Jim Cartwright’s 1992 play The Rise and Fall of Little Voice sees the larger than life Mari, a woman composed almost entirely of hairspray and vodka, finally find the man of her dreams, only for him to be far more interested in nurturing the vocal talents of her shy daughter, the euphemistically named Little Voice, or LV. A girl who shuts out the world by listening to her late father’s record collection, her talent for mimicking Bassey, Garland, Monroe and Minnelli is one that sees her pushed onto the stage.
In director Alastair Knights’ in-the-round production, the action takes place entirely within Mari and LV’s living room, a mess of ironing and dirty dishes, alcohol hidden under every cushion. In many ways it’s as much at risk of being a caricature as Mari herself – but Libby Todd’s design, like Charlotte Gorton’s portrayal of Mari, stays grounded enough to feel real.
Cartwright’s writing makes it easy to write off LV’s mother merely as a monster, the cause for LV’s withdrawn personality. Gorton also makes her vulnerable and likeable, making the audience sympathise with her even as her daughter finally stands up for herself.
The supporting cast, too, create believable characters. Ken Christiansen’s Ray, Mari’s love interest-turned-LV’s agent, is self-interested without feeling sleazy, expressing concern for LV’s welfare that is as much genuine as it is just telling her exactly what she needs to hear to be able to perform on stage for Ray’s benefit.
Mandy Dassa’s Sadie, Mari’s next door neighbour and put-upon best friend, wrings comedic moments from stolen glances and double takes, while James Peake’s club MC, Mr Boo, has more than a shade of the Peter Kay about him.
As Billy, the young man who takes a shine to LV and gets her to open up, Glenn Adamson cuts a sweet and engaging figure. But it is the character of Little Voice herself that this play revolves around, requiring an actress who can be a timid little mouse one second and a raucous impressionist the next.
Carly Thoms is just such an actress, speaking so softly at first, yet also completely audibly. Her initial impressions, at first delivered from offstage, are spot-on, a match for the prerecorded snippets delivered as part of Andrew Josephs’ impressive sound design.

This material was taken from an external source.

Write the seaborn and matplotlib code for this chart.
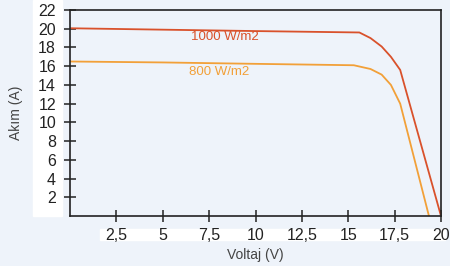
import matplotlib
matplotlib.use("Agg")
import matplotlib.pyplot as plt
import seaborn as sns
import pandas as pd
from matplotlib.patches import Rectangle

# I-V curves
v_1000 = [0, 5, 10, 15.6, 16.2, 16.8, 17.3, 17.8, 20.0]
i_1000 = [20.05, 19.9, 19.75, 19.6, 19.0, 18.1, 17.0, 15.6, 0]
v_800 = [0, 5, 10, 15.3, 16.2, 16.8, 17.3, 17.8, 19.35]
i_800 = [16.5, 16.4, 16.25, 16.1, 15.7, 15.1, 14.0, 12.0, 0]
x_ticks = [2.5, 5, 7.5, 10, 12.5, 15, 17.5, 20]
x_labels = ["2,5", "5", "7,5", "10", "12,5", "15", "17,5", "20"]
y_ticks = [2, 4, 6, 8, 10, 12, 14, 16, 18, 20, 22]

red = "#d9512b"
orange = "#f2a038"
bg = "#eef3fa"

df = pd.concat([
    pd.DataFrame({"V": v_1000, "I": i_1000, "s": "1000 W/m2"}),
    pd.DataFrame({"V": v_800, "I": i_800, "s": "800 W/m2"}),
])

sns.set_style("white")
plt.rcParams["font.family"] = ["Liberation Sans", "DejaVu Sans"]
fig = plt.figure(figsize=(4.5, 2.66), dpi=100, facecolor=bg)
# white strips behind the tick labels
fig.patches.append(Rectangle((33 / 450, 1 - 216 / 266), 29 / 450, 216 / 266,
                             transform=fig.transFigure, color="white", zorder=-5))
fig.patches.append(Rectangle((100 / 450, 1 - 240 / 266), 345 / 450, 11 / 266,
                             transform=fig.transFigure, color="white", zorder=-5))
ax = fig.add_axes([70 / 450, 1 - 216 / 266, 371 / 450, 206 / 266])
ax.set_zorder(2)
ax.set_facecolor(bg)

sns.lineplot(data=df, x="V", y="I", hue="s", palette=[red, orange],
             sort=False, linewidth=1.3, legend=False, ax=ax)

ax.set_xlim(0, 20)
ax.set_ylim(0, 22)
ax.set_xticks(x_ticks)
ax.set_xticklabels(x_labels)
ax.set_yticks(y_ticks)
ax.tick_params(bottom=True, left=True, direction="inout", length=8, width=1.1,
               color="#222222", labelsize=11.5, labelcolor="#222222")
ax.tick_params(axis="x", pad=5)
ax.tick_params(axis="y", pad=6)
for s in ax.spines.values():
    s.set_color("#222222")
    s.set_linewidth(1.2)

ax.set_xlabel("Voltaj (V)", fontsize=10, color="#444444", labelpad=3)
ax.set_ylabel("Akım (A)", fontsize=10, color="#444444", labelpad=11)

ax.text(6.5, 19.1, "1000 W/m2", color=red, fontsize=9.5, ha="left", va="center")
ax.text(6.4, 15.4, "800 W/m2", color=orange, fontsize=9.5, ha="left", va="center")

fig.savefig("out.png", dpi=100, facecolor=bg)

As the play progresses and LV is called upon to deliver performances from onstage at Mr Boo’s club (a podium in the middle of the same sitting room set), the vocal impressions sometimes don’t land quite so well, although Thoms nails the physical mannerisms sufficiently well to compensate. Overall, it’s a performance that perfectly captures the extremes of the character, engaging the audience wholly.
As Cartwright’s play ends with LV finding her voice at last, so the Union’s tenure in its current space ends with a reassertion of everything it stands for. Theatreland is a fickle beast sometimes, where one is only as good as one’s last performance. With The Rise and Fall of Little Voice, the Union has ensured that it will move into its new home with an exemplary record from its old one.